Exercise instructions
All of the listing below must be repeated word for word. Pictures are the only thing to omit.

-- Dataset extract start --

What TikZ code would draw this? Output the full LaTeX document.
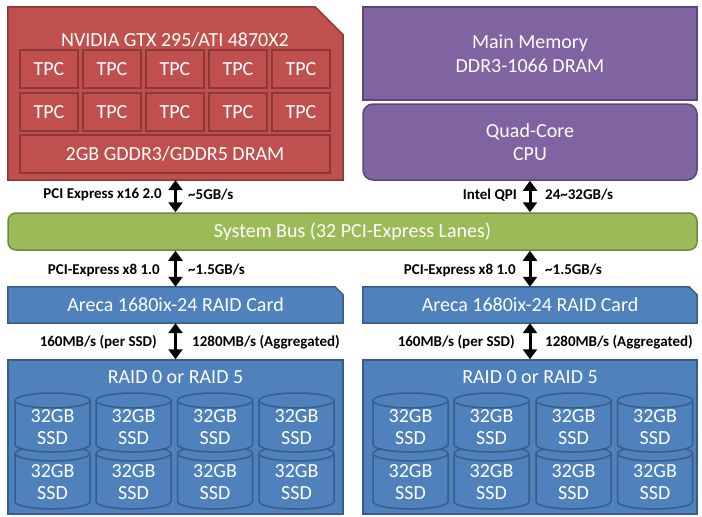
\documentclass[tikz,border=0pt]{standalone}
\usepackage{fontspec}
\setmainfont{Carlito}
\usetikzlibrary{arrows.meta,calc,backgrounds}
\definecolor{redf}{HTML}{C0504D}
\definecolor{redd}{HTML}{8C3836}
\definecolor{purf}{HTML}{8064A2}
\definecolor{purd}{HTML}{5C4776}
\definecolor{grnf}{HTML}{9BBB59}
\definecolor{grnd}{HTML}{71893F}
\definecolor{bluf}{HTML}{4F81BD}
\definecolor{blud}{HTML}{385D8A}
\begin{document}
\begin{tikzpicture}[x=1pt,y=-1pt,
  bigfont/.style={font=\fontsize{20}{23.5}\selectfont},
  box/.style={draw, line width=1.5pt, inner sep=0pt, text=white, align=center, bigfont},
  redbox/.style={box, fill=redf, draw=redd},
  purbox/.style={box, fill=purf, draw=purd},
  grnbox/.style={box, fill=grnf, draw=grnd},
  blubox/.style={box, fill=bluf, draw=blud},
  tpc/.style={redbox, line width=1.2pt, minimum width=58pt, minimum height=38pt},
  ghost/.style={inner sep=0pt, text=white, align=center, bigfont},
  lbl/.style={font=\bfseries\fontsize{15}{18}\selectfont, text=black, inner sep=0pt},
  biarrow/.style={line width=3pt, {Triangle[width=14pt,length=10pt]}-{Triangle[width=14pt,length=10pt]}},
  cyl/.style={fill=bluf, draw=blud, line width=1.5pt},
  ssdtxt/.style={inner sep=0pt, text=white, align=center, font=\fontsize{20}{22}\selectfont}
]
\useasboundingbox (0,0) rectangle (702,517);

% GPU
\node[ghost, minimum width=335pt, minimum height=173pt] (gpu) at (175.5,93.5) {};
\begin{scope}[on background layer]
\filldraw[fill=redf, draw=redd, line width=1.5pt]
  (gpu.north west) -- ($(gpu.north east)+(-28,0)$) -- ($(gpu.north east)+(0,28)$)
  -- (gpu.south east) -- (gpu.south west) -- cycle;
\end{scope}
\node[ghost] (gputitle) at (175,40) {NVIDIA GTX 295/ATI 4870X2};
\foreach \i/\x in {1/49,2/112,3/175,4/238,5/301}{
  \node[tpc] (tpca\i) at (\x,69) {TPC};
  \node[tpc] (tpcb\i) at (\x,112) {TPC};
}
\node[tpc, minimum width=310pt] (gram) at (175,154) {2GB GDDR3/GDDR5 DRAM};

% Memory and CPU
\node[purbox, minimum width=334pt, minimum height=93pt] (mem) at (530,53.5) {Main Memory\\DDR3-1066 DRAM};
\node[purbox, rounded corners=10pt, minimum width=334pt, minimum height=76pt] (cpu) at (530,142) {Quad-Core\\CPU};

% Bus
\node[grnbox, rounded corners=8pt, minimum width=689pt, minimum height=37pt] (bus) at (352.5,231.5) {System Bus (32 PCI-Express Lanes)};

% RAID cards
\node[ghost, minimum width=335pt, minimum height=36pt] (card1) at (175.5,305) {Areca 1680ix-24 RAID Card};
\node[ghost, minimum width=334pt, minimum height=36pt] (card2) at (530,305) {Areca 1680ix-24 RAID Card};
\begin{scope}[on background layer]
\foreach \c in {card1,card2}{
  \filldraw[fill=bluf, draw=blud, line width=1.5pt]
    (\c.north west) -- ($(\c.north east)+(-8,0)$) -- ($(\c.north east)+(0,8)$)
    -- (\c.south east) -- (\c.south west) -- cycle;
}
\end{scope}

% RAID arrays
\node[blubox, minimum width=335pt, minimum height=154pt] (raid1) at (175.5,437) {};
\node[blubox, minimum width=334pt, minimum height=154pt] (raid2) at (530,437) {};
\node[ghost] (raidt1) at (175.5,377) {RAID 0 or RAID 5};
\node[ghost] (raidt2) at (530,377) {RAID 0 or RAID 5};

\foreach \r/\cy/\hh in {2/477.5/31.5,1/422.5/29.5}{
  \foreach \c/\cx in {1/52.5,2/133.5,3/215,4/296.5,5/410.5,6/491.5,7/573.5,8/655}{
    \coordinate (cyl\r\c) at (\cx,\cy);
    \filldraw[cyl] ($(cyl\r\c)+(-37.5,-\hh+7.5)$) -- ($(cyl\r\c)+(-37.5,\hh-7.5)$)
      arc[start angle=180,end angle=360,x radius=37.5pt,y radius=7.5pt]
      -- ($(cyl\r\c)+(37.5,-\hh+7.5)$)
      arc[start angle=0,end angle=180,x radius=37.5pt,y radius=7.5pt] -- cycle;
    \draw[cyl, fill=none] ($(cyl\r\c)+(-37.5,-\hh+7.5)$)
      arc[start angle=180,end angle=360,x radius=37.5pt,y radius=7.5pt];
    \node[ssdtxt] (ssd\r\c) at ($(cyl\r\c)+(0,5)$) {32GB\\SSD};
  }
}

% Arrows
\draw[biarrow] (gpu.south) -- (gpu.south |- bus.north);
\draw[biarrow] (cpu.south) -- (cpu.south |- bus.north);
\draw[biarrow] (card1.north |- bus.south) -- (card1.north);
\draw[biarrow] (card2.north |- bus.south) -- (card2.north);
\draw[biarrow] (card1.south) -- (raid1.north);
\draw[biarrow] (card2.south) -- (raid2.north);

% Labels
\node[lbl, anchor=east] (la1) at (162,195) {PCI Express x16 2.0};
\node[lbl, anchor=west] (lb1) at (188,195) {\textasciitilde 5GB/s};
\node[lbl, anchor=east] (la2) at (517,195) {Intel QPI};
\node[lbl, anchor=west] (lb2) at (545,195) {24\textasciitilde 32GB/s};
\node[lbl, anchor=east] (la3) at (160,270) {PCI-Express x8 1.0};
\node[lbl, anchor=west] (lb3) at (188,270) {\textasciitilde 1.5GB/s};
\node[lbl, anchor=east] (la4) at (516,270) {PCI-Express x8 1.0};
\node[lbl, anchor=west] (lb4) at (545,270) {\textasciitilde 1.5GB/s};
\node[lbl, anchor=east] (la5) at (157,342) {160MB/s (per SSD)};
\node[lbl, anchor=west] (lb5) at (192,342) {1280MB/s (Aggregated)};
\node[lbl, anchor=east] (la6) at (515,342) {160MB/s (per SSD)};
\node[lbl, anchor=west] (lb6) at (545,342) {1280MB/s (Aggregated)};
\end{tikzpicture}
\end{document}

-- Dataset extract end --

The output
What TikZ code would draw this? Output the full LaTeX document.
\documentclass[tikz,border=0pt]{standalone}
\usepackage{fontspec}
\setmainfont{Carlito}
\usetikzlibrary{arrows.meta,calc,backgrounds}
\definecolor{redf}{HTML}{C0504D}
\definecolor{redd}{HTML}{8C3836}
\definecolor{purf}{HTML}{8064A2}
\definecolor{purd}{HTML}{5C4776}
\definecolor{grnf}{HTML}{9BBB59}
\definecolor{grnd}{HTML}{71893F}
\definecolor{bluf}{HTML}{4F81BD}
\definecolor{blud}{HTML}{385D8A}
\begin{document}
\begin{tikzpicture}[x=1pt,y=-1pt,
  bigfont/.style={font=\fontsize{20}{23.5}\selectfont},
  box/.style={draw, line width=1.5pt, inner sep=0pt, text=white, align=center, bigfont},
  redbox/.style={box, fill=redf, draw=redd},
  purbox/.style={box, fill=purf, draw=purd},
  grnbox/.style={box, fill=grnf, draw=grnd},
  blubox/.style={box, fill=bluf, draw=blud},
  tpc/.style={redbox, line width=1.2pt, minimum width=58pt, minimum height=38pt},
  ghost/.style={inner sep=0pt, text=white, align=center, bigfont},
  lbl/.style={font=\bfseries\fontsize{15}{18}\selectfont, text=black, inner sep=0pt},
  biarrow/.style={line width=3pt, {Triangle[width=14pt,length=10pt]}-{Triangle[width=14pt,length=10pt]}},
  cyl/.style={fill=bluf, draw=blud, line width=1.5pt},
  ssdtxt/.style={inner sep=0pt, text=white, align=center, font=\fontsize{20}{22}\selectfont}
]
\useasboundingbox (0,0) rectangle (702,517);

% GPU
\node[ghost, minimum width=335pt, minimum height=173pt] (gpu) at (175.5,93.5) {};
\begin{scope}[on background layer]
\filldraw[fill=redf, draw=redd, line width=1.5pt]
  (gpu.north west) -- ($(gpu.north east)+(-28,0)$) -- ($(gpu.north east)+(0,28)$)
  -- (gpu.south east) -- (gpu.south west) -- cycle;
\end{scope}
\node[ghost] (gputitle) at (175,40) {NVIDIA GTX 295/ATI 4870X2};
\foreach \i/\x in {1/49,2/112,3/175,4/238,5/301}{
  \node[tpc] (tpca\i) at (\x,69) {TPC};
  \node[tpc] (tpcb\i) at (\x,112) {TPC};
}
\node[tpc, minimum width=310pt] (gram) at (175,154) {2GB GDDR3/GDDR5 DRAM};

% Memory and CPU
\node[purbox, minimum width=334pt, minimum height=93pt] (mem) at (530,53.5) {Main Memory\\DDR3-1066 DRAM};
\node[purbox, rounded corners=10pt, minimum width=334pt, minimum height=76pt] (cpu) at (530,142) {Quad-Core\\CPU};

% Bus
\node[grnbox, rounded corners=8pt, minimum width=689pt, minimum height=37pt] (bus) at (352.5,231.5) {System Bus (32 PCI-Express Lanes)};

% RAID cards
\node[ghost, minimum width=335pt, minimum height=36pt] (card1) at (175.5,305) {Areca 1680ix-24 RAID Card};
\node[ghost, minimum width=334pt, minimum height=36pt] (card2) at (530,305) {Areca 1680ix-24 RAID Card};
\begin{scope}[on background layer]
\foreach \c in {card1,card2}{
  \filldraw[fill=bluf, draw=blud, line width=1.5pt]
    (\c.north west) -- ($(\c.north east)+(-8,0)$) -- ($(\c.north east)+(0,8)$)
    -- (\c.south east) -- (\c.south west) -- cycle;
}
\end{scope}

% RAID arrays
\node[blubox, minimum width=335pt, minimum height=154pt] (raid1) at (175.5,437) {};
\node[blubox, minimum width=334pt, minimum height=154pt] (raid2) at (530,437) {};
\node[ghost] (raidt1) at (175.5,377) {RAID 0 or RAID 5};
\node[ghost] (raidt2) at (530,377) {RAID 0 or RAID 5};

\foreach \r/\cy/\hh in {2/477.5/31.5,1/422.5/29.5}{
  \foreach \c/\cx in {1/52.5,2/133.5,3/215,4/296.5,5/410.5,6/491.5,7/573.5,8/655}{
    \coordinate (cyl\r\c) at (\cx,\cy);
    \filldraw[cyl] ($(cyl\r\c)+(-37.5,-\hh+7.5)$) -- ($(cyl\r\c)+(-37.5,\hh-7.5)$)
      arc[start angle=180,end angle=360,x radius=37.5pt,y radius=7.5pt]
      -- ($(cyl\r\c)+(37.5,-\hh+7.5)$)
      arc[start angle=0,end angle=180,x radius=37.5pt,y radius=7.5pt] -- cycle;
    \draw[cyl, fill=none] ($(cyl\r\c)+(-37.5,-\hh+7.5)$)
      arc[start angle=180,end angle=360,x radius=37.5pt,y radius=7.5pt];
    \node[ssdtxt] (ssd\r\c) at ($(cyl\r\c)+(0,5)$) {32GB\\SSD};
  }
}

% Arrows
\draw[biarrow] (gpu.south) -- (gpu.south |- bus.north);
\draw[biarrow] (cpu.south) -- (cpu.south |- bus.north);
\draw[biarrow] (card1.north |- bus.south) -- (card1.north);
\draw[biarrow] (card2.north |- bus.south) -- (card2.north);
\draw[biarrow] (card1.south) -- (raid1.north);
\draw[biarrow] (card2.south) -- (raid2.north);

% Labels
\node[lbl, anchor=east] (la1) at (162,195) {PCI Express x16 2.0};
\node[lbl, anchor=west] (lb1) at (188,195) {\textasciitilde 5GB/s};
\node[lbl, anchor=east] (la2) at (517,195) {Intel QPI};
\node[lbl, anchor=west] (lb2) at (545,195) {24\textasciitilde 32GB/s};
\node[lbl, anchor=east] (la3) at (160,270) {PCI-Express x8 1.0};
\node[lbl, anchor=west] (lb3) at (188,270) {\textasciitilde 1.5GB/s};
\node[lbl, anchor=east] (la4) at (516,270) {PCI-Express x8 1.0};
\node[lbl, anchor=west] (lb4) at (545,270) {\textasciitilde 1.5GB/s};
\node[lbl, anchor=east] (la5) at (157,342) {160MB/s (per SSD)};
\node[lbl, anchor=west] (lb5) at (192,342) {1280MB/s (Aggregated)};
\node[lbl, anchor=east] (la6) at (515,342) {160MB/s (per SSD)};
\node[lbl, anchor=west] (lb6) at (545,342) {1280MB/s (Aggregated)};
\end{tikzpicture}
\end{document}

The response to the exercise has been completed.